A “drift” — the price moving outwards, from shorter to longer — can mean several things. The dog might have attracted less money than the bookmaker expected. A rival might be drawing heavy support, pushing the rest of the field out. There might be late information — a poor warm-up, an unfavourable going report — that’s causing bettors to shy away. Or the early price might simply have been too short, and the market is correcting. Not all drifts are bad news, and not all shortenings are good news. Context matters.
One pattern worth noting: if a dog’s price shortens early in the day and then drifts back towards the off, it often signals that the initial shortening was driven by early-morning money from a limited number of bettors, and the broader market didn’t agree. This “shortening then drifting” pattern is more common in greyhound racing than in horse racing because the pools are thinner and early prices are more volatile.

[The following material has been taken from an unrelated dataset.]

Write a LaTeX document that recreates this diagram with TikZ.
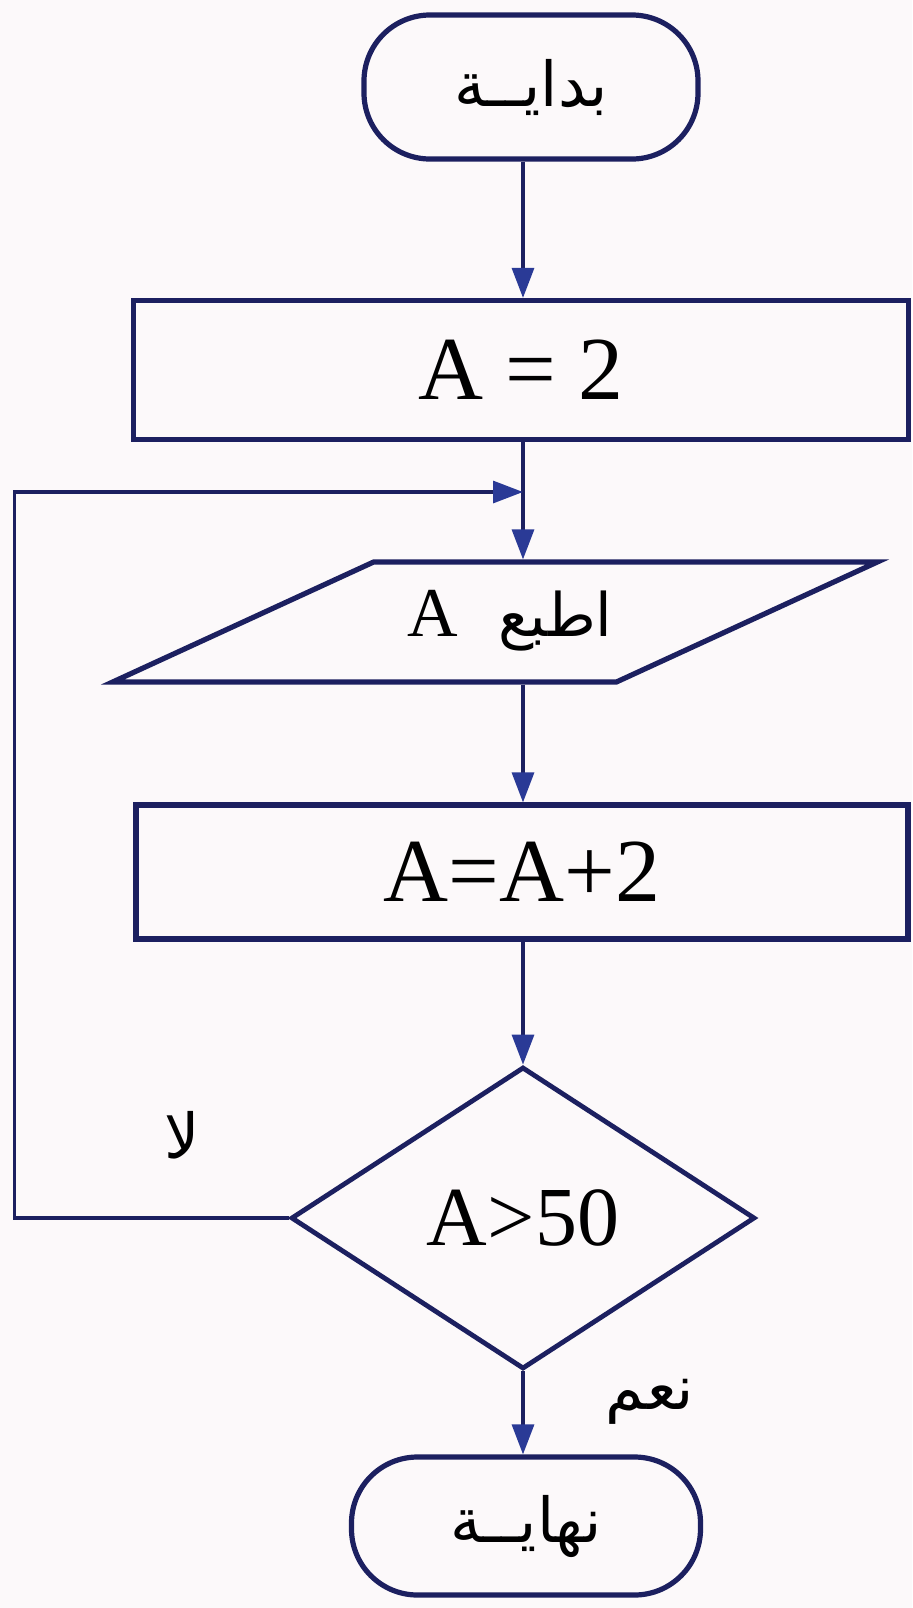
\documentclass[tikz,border=0pt]{standalone}
\usepackage{fontspec}
\setmainfont{Liberation Serif}
\newfontfamily\arabicfont[Script=Arabic]{DejaVu Sans}
\TeXXeTstate=1
\usetikzlibrary{shapes.geometric,arrows.meta}
\definecolor{inkblue}{RGB}{28,32,96}
\definecolor{tipblue}{RGB}{42,58,150}
\definecolor{paper}{RGB}{252,249,250}
\begin{document}
\begin{tikzpicture}[x=0.5pt,y=-0.5pt,
  % Flowchart shapes
  terminal/.style={rectangle, draw=inkblue, line width=2.6pt, rounded corners=33pt, inner sep=0pt, font=\arabicfont\fontsize{31}{36}\selectfont},
  process/.style={rectangle, draw=inkblue, line width=2.6pt, inner sep=0pt, font=\fontsize{45}{52}\selectfont},
  inout/.style={trapezium, trapezium left angle=24.7, trapezium right angle=155.3, draw=inkblue, line width=2.6pt,
    text width=120pt, align=center, text height=22pt, text depth=8pt, inner xsep=0.7pt, inner ysep=15pt},
  decision/.style={diamond, aspect=1.5, draw=inkblue, line width=2.4pt, inner sep=0pt, font=\fontsize{42}{48}\selectfont},
  % Branch labels
  answer/.style={font=\arabicfont\fontsize{31}{36}\selectfont, inner sep=0pt},
  % Connectors
  flow/.style={draw=inkblue, line width=1.6pt, -{Triangle[length=15pt,width=11pt,color=tipblue]}}
]

\useasboundingbox[fill=paper] (0,0) rectangle (912,1608);

% Main column of boxes
\node[terminal, minimum width=167pt, minimum height=72pt] (start) at (531,87) {\beginR بدايــة\endR};
\node[process, minimum width=387.5pt, minimum height=69.5pt] (init) at (521,370) {A = 2};
\node[inout] (print) at (495,622) {\mbox{\hspace*{15pt}{\fontsize{35}{40}\selectfont A}\hspace{20pt}{\arabicfont\fontsize{30}{34}\selectfont\beginR اطبع\endR}}};
\node[process, minimum width=386pt, minimum height=67pt] (incr) at (522,872) {A=A+2};
\node[decision, minimum width=232pt, minimum height=151pt] (test) at (523,1218) {A>50};
\node[terminal, minimum width=174.5pt, minimum height=69pt] (stop) at (526,1526) {\beginR نهايــة\endR};

% Branch labels
\node[answer] (no) at (182,1135) {\beginR لا\endR};
\node[answer] (yes) at (650,1402) {\beginR نعم\endR};

% Loop entry point on the main line
\coordinate (merge) at (523,492);

% Arrows down the column
\draw[flow] (test |- start.south) -- (test |- init.north);
\draw[flow] (test |- init.south) -- (test |- print.north);
\draw[flow] (test |- print.south) -- (test |- incr.north);
\draw[flow] (test |- incr.south) -- (test.north);
\draw[flow] (test.south) -- (test.south |- stop.north);

% Loop back when the test fails
\draw[flow] (test.west) -- ++(-274,0) |- (merge);

\end{tikzpicture}
\end{document}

The practical takeaway: market movements are information, not instructions. If a dog you’ve backed shortens after your bet, that’s mildly reassuring but doesn’t change anything — your bet is already placed. If a dog you’re considering drifts significantly, it’s worth pausing to ask why. Is there late information you’ve missed? Or is the market simply reacting to casual money elsewhere? If your form analysis is sound and you can’t find a concrete reason for the drift, the bigger price might actually represent better value, not a warning.
The most common mistake is to let market movements override your own analysis entirely. If you’ve done thorough form work and identified a selection, the price movement in the hours before the race should refine your position, not replace it. Punters who chase every steam move and abandon every drifter are letting other people’s money make their decisions — and other people’s money is, on average, no smarter than yours.